▸ Directions for this task:
All of the lines below are to be printed again exactly; images are excluded from the output.
begin Material provided
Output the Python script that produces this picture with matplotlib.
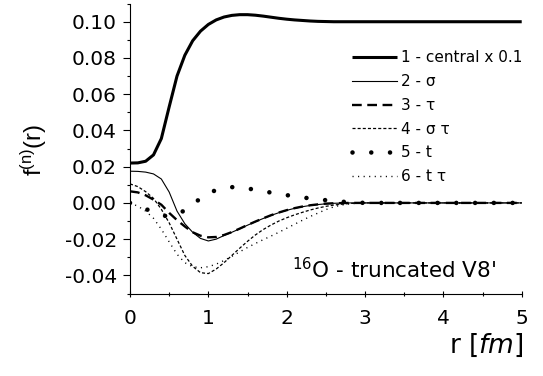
import matplotlib
matplotlib.use("Agg")
import matplotlib.pyplot as plt
from matplotlib.ticker import MultipleLocator, FormatStrFormatter

plt.rcParams['font.family'] = ['DejaVu Sans']
plt.rcParams['mathtext.fontset'] = 'custom'
plt.rcParams['mathtext.rm'] = 'Liberation Sans'
plt.rcParams['mathtext.it'] = 'Liberation Sans:italic'
plt.rcParams['axes.unicode_minus'] = False
plt.rcParams['lines.scale_dashes'] = False

# ---- data ----
r = [0.0, 0.1, 0.2, 0.3, 0.4, 0.5, 0.6, 0.7, 0.8, 0.9, 1.0, 1.1, 1.2, 1.3, 1.4,
     1.5, 1.6, 1.7, 1.8, 1.9, 2.0, 2.1, 2.2, 2.3, 2.4, 2.5, 2.6, 2.7, 2.8, 2.9,
     3.0, 3.5, 4.0, 4.5, 5.0]

central = [0.0220, 0.0221, 0.0230, 0.0265, 0.0355, 0.0530, 0.0700, 0.0815, 0.0895,
           0.0948, 0.0985, 0.1010, 0.1026, 0.1035, 0.1039, 0.1039, 0.1036, 0.1031,
           0.1025, 0.1019, 0.1014, 0.1010, 0.1007, 0.1004, 0.1002, 0.1001, 0.1000,
           0.1000, 0.1000, 0.1000, 0.1000, 0.1000, 0.1000, 0.1000, 0.1000]

sigma = [0.0175, 0.0174, 0.0170, 0.0160, 0.0132, 0.0060, -0.0045, -0.0115, -0.0162,
         -0.0196, -0.0210, -0.0200, -0.0180, -0.0162, -0.0143, -0.0123, -0.0104,
         -0.0086, -0.0069, -0.0054, -0.0041, -0.0030, -0.0021, -0.0014, -0.0009,
         -0.0005, -0.0002, -0.0001, 0.0, 0.0, 0.0, 0.0, 0.0, 0.0, 0.0]

tau = [0.0064, 0.0058, 0.0042, 0.0018, -0.0010, -0.0055, -0.0095, -0.0130, -0.0162,
       -0.0181, -0.0190, -0.0188, -0.0177, -0.0161, -0.0142, -0.0122, -0.0103,
       -0.0085, -0.0068, -0.0053, -0.0040, -0.0029, -0.0020, -0.0013, -0.0008,
       -0.0004, -0.0002, -0.0001, 0.0, 0.0, 0.0, 0.0, 0.0, 0.0, 0.0]

sigma_tau = [0.0105, 0.0090, 0.0062, 0.0025, -0.0035, -0.0110, -0.0200, -0.0290,
             -0.0350, -0.0385, -0.0390, -0.0365, -0.0330, -0.0290, -0.0250, -0.0212,
             -0.0177, -0.0147, -0.0122, -0.0100, -0.0082, -0.0066, -0.0052, -0.0039,
             -0.0028, -0.0019, -0.0012, -0.0007, -0.0003, -0.0001, 0.0, 0.0, 0.0,
             0.0, 0.0]

tensor = [0.0, -0.0012, -0.0033, -0.0052, -0.0068, -0.0075, -0.0065, -0.0040, -0.0008,
          0.0025, 0.0053, 0.0071, 0.0082, 0.0087, 0.0086, 0.0080, 0.0072, 0.0064,
          0.0057, 0.0050, 0.0043, 0.0036, 0.0030, 0.0025, 0.0020, 0.0015, 0.0010,
          0.0007, 0.0004, 0.0002, 0.0, 0.0, 0.0, 0.0, 0.0]

tensor_tau = [0.0, -0.0018, -0.0045, -0.0085, -0.0145, -0.0215, -0.0283, -0.0330,
              -0.0352, -0.0358, -0.0352, -0.0338, -0.0318, -0.0295, -0.0270, -0.0246,
              -0.0224, -0.0203, -0.0183, -0.0162, -0.0140, -0.0118, -0.0096, -0.0075,
              -0.0056, -0.0037, -0.0022, -0.0012, -0.0005, -0.0002, 0.0, 0.0, 0.0,
              0.0, 0.0]

labels = ["1 - central x 0.1", "2 - \u03c3", "3 - \u03c4", "4 - \u03c3 \u03c4",
          "5 - t", "6 - t \u03c4"]

# ---- figure ----
fig = plt.figure(figsize=(5.43, 3.76), dpi=100)
ax = fig.add_axes([0.2394, 0.2194, 0.9608 - 0.2394, 0.9904 - 0.2194])

ax.plot(r, central, color='black', lw=2.2, solid_capstyle='butt', label=labels[0])
ax.plot(r, sigma, color='black', lw=0.8, label=labels[1])
ax.plot(r, tau, color='black', lw=1.7, linestyle=(0, (7, 4)), label=labels[2])
ax.plot(r, sigma_tau, color='black', lw=0.9, linestyle=(0, (2.2, 1.5)), label=labels[3])
ax.plot(r, tensor, color='black', lw=3.3, linestyle=(0, (0.01, 13.5)),
        dash_capstyle='round', label=labels[4])
ax.plot(r, tensor_tau, color='black', lw=1.0, linestyle=(0, (0.8, 3.2)), label=labels[5])

ax.set_xlim(0, 5)
ax.set_ylim(-0.05, 0.11)
ax.xaxis.set_major_locator(MultipleLocator(1))
ax.xaxis.set_minor_locator(MultipleLocator(0.5))
ax.yaxis.set_major_locator(MultipleLocator(0.02))
ax.yaxis.set_minor_locator(MultipleLocator(0.01))
ax.yaxis.set_major_formatter(FormatStrFormatter('%.2f'))

for s in ['top', 'right']:
    ax.spines[s].set_visible(False)
for s in ['left', 'bottom']:
    ax.spines[s].set_linewidth(0.8)

ax.tick_params(axis='y', which='major', direction='out', length=5, width=0.8,
               labelsize=14.5, pad=4.5)
ax.tick_params(axis='y', which='minor', direction='out', length=2.5, width=0.8)
ax.tick_params(axis='x', which='major', direction='inout', length=5, width=0.8,
               labelsize=14.5, pad=9)
ax.tick_params(axis='x', which='minor', direction='inout', length=3, width=0.8)

leg = ax.legend(loc='upper left', bbox_to_anchor=(351.7 / 543, 1 - 50.5 / 376),
                bbox_transform=fig.transFigure, frameon=False, fontsize=11,
                handlelength=2.95, handletextpad=0.25, labelspacing=0.57,
                borderpad=0, borderaxespad=0)

fig.text(291.7 / 543, 1 - 278 / 376, r"$^{16}$O - truncated V8'", fontsize=15.5,
         ha='left', va='baseline', math_fontfamily='dejavusans')
fig.text(523 / 543, 1 - 353 / 376, r"r [$\it{fm}$]", fontsize=19,
         ha='right', va='baseline', math_fontfamily='dejavusans')
fig.text(34 / 543, 1 - 150 / 376, r"f$^{\mathrm{(n)}}$(r)", fontsize=17, rotation=90,
         ha='center', va='center', family='Liberation Sans')

fig.savefig("out.png", dpi=100)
end Material provided
▸ Task result:
Output the Python script that produces this picture with matplotlib.
import matplotlib
matplotlib.use("Agg")
import matplotlib.pyplot as plt
from matplotlib.ticker import MultipleLocator, FormatStrFormatter

plt.rcParams['font.family'] = ['DejaVu Sans']
plt.rcParams['mathtext.fontset'] = 'custom'
plt.rcParams['mathtext.rm'] = 'Liberation Sans'
plt.rcParams['mathtext.it'] = 'Liberation Sans:italic'
plt.rcParams['axes.unicode_minus'] = False
plt.rcParams['lines.scale_dashes'] = False

# ---- data ----
r = [0.0, 0.1, 0.2, 0.3, 0.4, 0.5, 0.6, 0.7, 0.8, 0.9, 1.0, 1.1, 1.2, 1.3, 1.4,
     1.5, 1.6, 1.7, 1.8, 1.9, 2.0, 2.1, 2.2, 2.3, 2.4, 2.5, 2.6, 2.7, 2.8, 2.9,
     3.0, 3.5, 4.0, 4.5, 5.0]

central = [0.0220, 0.0221, 0.0230, 0.0265, 0.0355, 0.0530, 0.0700, 0.0815, 0.0895,
           0.0948, 0.0985, 0.1010, 0.1026, 0.1035, 0.1039, 0.1039, 0.1036, 0.1031,
           0.1025, 0.1019, 0.1014, 0.1010, 0.1007, 0.1004, 0.1002, 0.1001, 0.1000,
           0.1000, 0.1000, 0.1000, 0.1000, 0.1000, 0.1000, 0.1000, 0.1000]

sigma = [0.0175, 0.0174, 0.0170, 0.0160, 0.0132, 0.0060, -0.0045, -0.0115, -0.0162,
         -0.0196, -0.0210, -0.0200, -0.0180, -0.0162, -0.0143, -0.0123, -0.0104,
         -0.0086, -0.0069, -0.0054, -0.0041, -0.0030, -0.0021, -0.0014, -0.0009,
         -0.0005, -0.0002, -0.0001, 0.0, 0.0, 0.0, 0.0, 0.0, 0.0, 0.0]

tau = [0.0064, 0.0058, 0.0042, 0.0018, -0.0010, -0.0055, -0.0095, -0.0130, -0.0162,
       -0.0181, -0.0190, -0.0188, -0.0177, -0.0161, -0.0142, -0.0122, -0.0103,
       -0.0085, -0.0068, -0.0053, -0.0040, -0.0029, -0.0020, -0.0013, -0.0008,
       -0.0004, -0.0002, -0.0001, 0.0, 0.0, 0.0, 0.0, 0.0, 0.0, 0.0]

sigma_tau = [0.0105, 0.0090, 0.0062, 0.0025, -0.0035, -0.0110, -0.0200, -0.0290,
             -0.0350, -0.0385, -0.0390, -0.0365, -0.0330, -0.0290, -0.0250, -0.0212,
             -0.0177, -0.0147, -0.0122, -0.0100, -0.0082, -0.0066, -0.0052, -0.0039,
             -0.0028, -0.0019, -0.0012, -0.0007, -0.0003, -0.0001, 0.0, 0.0, 0.0,
             0.0, 0.0]

tensor = [0.0, -0.0012, -0.0033, -0.0052, -0.0068, -0.0075, -0.0065, -0.0040, -0.0008,
          0.0025, 0.0053, 0.0071, 0.0082, 0.0087, 0.0086, 0.0080, 0.0072, 0.0064,
          0.0057, 0.0050, 0.0043, 0.0036, 0.0030, 0.0025, 0.0020, 0.0015, 0.0010,
          0.0007, 0.0004, 0.0002, 0.0, 0.0, 0.0, 0.0, 0.0]

tensor_tau = [0.0, -0.0018, -0.0045, -0.0085, -0.0145, -0.0215, -0.0283, -0.0330,
              -0.0352, -0.0358, -0.0352, -0.0338, -0.0318, -0.0295, -0.0270, -0.0246,
              -0.0224, -0.0203, -0.0183, -0.0162, -0.0140, -0.0118, -0.0096, -0.0075,
              -0.0056, -0.0037, -0.0022, -0.0012, -0.0005, -0.0002, 0.0, 0.0, 0.0,
              0.0, 0.0]

labels = ["1 - central x 0.1", "2 - \u03c3", "3 - \u03c4", "4 - \u03c3 \u03c4",
          "5 - t", "6 - t \u03c4"]

# ---- figure ----
fig = plt.figure(figsize=(5.43, 3.76), dpi=100)
ax = fig.add_axes([0.2394, 0.2194, 0.9608 - 0.2394, 0.9904 - 0.2194])

ax.plot(r, central, color='black', lw=2.2, solid_capstyle='butt', label=labels[0])
ax.plot(r, sigma, color='black', lw=0.8, label=labels[1])
ax.plot(r, tau, color='black', lw=1.7, linestyle=(0, (7, 4)), label=labels[2])
ax.plot(r, sigma_tau, color='black', lw=0.9, linestyle=(0, (2.2, 1.5)), label=labels[3])
ax.plot(r, tensor, color='black', lw=3.3, linestyle=(0, (0.01, 13.5)),
        dash_capstyle='round', label=labels[4])
ax.plot(r, tensor_tau, color='black', lw=1.0, linestyle=(0, (0.8, 3.2)), label=labels[5])

ax.set_xlim(0, 5)
ax.set_ylim(-0.05, 0.11)
ax.xaxis.set_major_locator(MultipleLocator(1))
ax.xaxis.set_minor_locator(MultipleLocator(0.5))
ax.yaxis.set_major_locator(MultipleLocator(0.02))
ax.yaxis.set_minor_locator(MultipleLocator(0.01))
ax.yaxis.set_major_formatter(FormatStrFormatter('%.2f'))

for s in ['top', 'right']:
    ax.spines[s].set_visible(False)
for s in ['left', 'bottom']:
    ax.spines[s].set_linewidth(0.8)

ax.tick_params(axis='y', which='major', direction='out', length=5, width=0.8,
               labelsize=14.5, pad=4.5)
ax.tick_params(axis='y', which='minor', direction='out', length=2.5, width=0.8)
ax.tick_params(axis='x', which='major', direction='inout', length=5, width=0.8,
               labelsize=14.5, pad=9)
ax.tick_params(axis='x', which='minor', direction='inout', length=3, width=0.8)

leg = ax.legend(loc='upper left', bbox_to_anchor=(351.7 / 543, 1 - 50.5 / 376),
                bbox_transform=fig.transFigure, frameon=False, fontsize=11,
                handlelength=2.95, handletextpad=0.25, labelspacing=0.57,
                borderpad=0, borderaxespad=0)

fig.text(291.7 / 543, 1 - 278 / 376, r"$^{16}$O - truncated V8'", fontsize=15.5,
         ha='left', va='baseline', math_fontfamily='dejavusans')
fig.text(523 / 543, 1 - 353 / 376, r"r [$\it{fm}$]", fontsize=19,
         ha='right', va='baseline', math_fontfamily='dejavusans')
fig.text(34 / 543, 1 - 150 / 376, r"f$^{\mathrm{(n)}}$(r)", fontsize=17, rotation=90,
         ha='center', va='center', family='Liberation Sans')

fig.savefig("out.png", dpi=100)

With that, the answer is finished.